When Your Brain Fails – Nodding Off

Yesterday late in the afternoon, I was providing a demo of our product in a warm conference room. The person I was showing it to started nodding off. Now this wasn’t a case where there were a lot of people, there were only three of us and he was asking us questions in between his long “blinks”. I might have been offended, except it reminded me of one of my own more embarrasing moments.

Several years ago, I took a day trip that required me to leave very early in the morning. I showed up for a morning meeting which went fine. We ate lunch together and then just three of us were talking about strategy. These were not people I knew very well and I was trying to participate to the best of my abilities, but I hadn’t had any coffee and was very tired. All three of us contributed to the conversation, but I could not stay awake. I would close my eyes while listening then before saying something, think whether or not the statement I was about to make made any sense.

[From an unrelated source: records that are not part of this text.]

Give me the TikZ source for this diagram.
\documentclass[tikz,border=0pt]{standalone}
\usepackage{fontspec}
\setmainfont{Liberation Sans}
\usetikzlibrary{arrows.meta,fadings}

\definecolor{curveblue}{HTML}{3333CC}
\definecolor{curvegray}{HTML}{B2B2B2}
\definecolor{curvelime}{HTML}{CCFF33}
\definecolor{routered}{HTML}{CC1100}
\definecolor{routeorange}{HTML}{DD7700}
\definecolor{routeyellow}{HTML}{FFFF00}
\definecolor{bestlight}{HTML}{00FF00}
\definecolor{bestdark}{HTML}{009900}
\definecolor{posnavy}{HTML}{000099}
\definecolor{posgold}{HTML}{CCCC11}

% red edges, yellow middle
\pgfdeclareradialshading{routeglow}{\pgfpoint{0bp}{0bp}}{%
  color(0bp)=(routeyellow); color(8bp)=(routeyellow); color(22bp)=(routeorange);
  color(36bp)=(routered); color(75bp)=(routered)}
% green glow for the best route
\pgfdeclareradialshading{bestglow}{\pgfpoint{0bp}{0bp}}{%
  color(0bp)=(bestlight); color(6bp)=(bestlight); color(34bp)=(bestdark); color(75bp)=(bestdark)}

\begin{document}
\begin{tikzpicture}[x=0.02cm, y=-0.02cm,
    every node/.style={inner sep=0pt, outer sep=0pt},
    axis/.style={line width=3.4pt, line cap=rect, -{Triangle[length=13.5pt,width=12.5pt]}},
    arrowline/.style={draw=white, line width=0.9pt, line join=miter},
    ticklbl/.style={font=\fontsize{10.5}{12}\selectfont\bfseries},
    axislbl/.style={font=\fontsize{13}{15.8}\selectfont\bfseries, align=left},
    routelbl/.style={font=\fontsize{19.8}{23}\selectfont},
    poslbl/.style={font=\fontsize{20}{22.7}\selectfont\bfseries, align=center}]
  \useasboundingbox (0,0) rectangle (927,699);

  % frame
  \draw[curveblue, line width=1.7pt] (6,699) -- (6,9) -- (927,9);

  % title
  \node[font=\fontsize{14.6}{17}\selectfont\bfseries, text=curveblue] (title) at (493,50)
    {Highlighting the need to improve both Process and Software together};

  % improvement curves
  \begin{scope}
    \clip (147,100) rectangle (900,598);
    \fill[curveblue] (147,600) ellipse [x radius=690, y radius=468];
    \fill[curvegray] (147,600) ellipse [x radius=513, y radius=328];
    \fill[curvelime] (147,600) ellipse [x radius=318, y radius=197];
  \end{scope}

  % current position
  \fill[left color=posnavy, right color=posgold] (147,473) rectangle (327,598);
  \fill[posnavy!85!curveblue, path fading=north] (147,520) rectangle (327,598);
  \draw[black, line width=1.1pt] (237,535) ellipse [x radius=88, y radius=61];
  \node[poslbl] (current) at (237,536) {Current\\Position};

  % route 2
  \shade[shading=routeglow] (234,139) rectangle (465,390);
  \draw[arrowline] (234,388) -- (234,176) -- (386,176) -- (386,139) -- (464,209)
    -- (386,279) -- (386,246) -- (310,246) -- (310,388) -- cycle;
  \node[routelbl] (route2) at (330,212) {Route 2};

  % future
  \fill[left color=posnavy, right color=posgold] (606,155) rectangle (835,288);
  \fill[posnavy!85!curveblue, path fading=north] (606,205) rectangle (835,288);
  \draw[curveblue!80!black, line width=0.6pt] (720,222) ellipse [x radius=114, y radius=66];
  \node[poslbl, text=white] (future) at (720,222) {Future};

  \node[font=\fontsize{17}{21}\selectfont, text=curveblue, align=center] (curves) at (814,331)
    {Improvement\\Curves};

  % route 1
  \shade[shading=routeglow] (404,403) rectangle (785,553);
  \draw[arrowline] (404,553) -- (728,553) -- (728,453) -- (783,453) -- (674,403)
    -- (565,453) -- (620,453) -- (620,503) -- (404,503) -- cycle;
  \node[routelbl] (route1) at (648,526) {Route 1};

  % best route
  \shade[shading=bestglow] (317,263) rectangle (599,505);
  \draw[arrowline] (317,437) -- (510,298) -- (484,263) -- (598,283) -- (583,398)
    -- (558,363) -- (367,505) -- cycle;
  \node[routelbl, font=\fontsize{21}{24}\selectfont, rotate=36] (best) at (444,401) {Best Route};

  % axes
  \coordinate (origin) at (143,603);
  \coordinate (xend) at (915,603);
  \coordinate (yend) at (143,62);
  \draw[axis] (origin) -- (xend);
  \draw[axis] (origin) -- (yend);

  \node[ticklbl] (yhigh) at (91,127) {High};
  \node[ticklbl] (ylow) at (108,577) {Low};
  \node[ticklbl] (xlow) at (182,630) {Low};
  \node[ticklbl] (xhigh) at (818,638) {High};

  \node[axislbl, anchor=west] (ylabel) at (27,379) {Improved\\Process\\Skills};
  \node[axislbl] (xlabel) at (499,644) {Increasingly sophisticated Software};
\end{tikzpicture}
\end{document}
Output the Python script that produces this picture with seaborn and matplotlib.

I could tell that the other two knew I was falling asleep as when I opened my eyes they were smirking, but then  I continued to think, okay, now I’ll stay awake, only to close my eyes again.

The problem is that when you get that tired you do not think: “I should stand up and move around”, or “I should take a break and go find a cup of coffee”. Instead your brain thinks things like: “It won’t hurt to close my eyes a little bit”, “I’m just listening with my eyes closed”.

We play games with our head not wanting to just admit that we’re tired, and instead we try to figure out how to play it cool. The problem is that when our brains are very tired we don’t think rationally but we can’t recognize that we aren’t. So I leave this as a personal lesson learned, if you start taking extended blinks, bite the bullet, stand up and go splash yourself with some water, or just take a break for a moment and go for a walk — better this than pretending no one is noticing that you’re sleeping.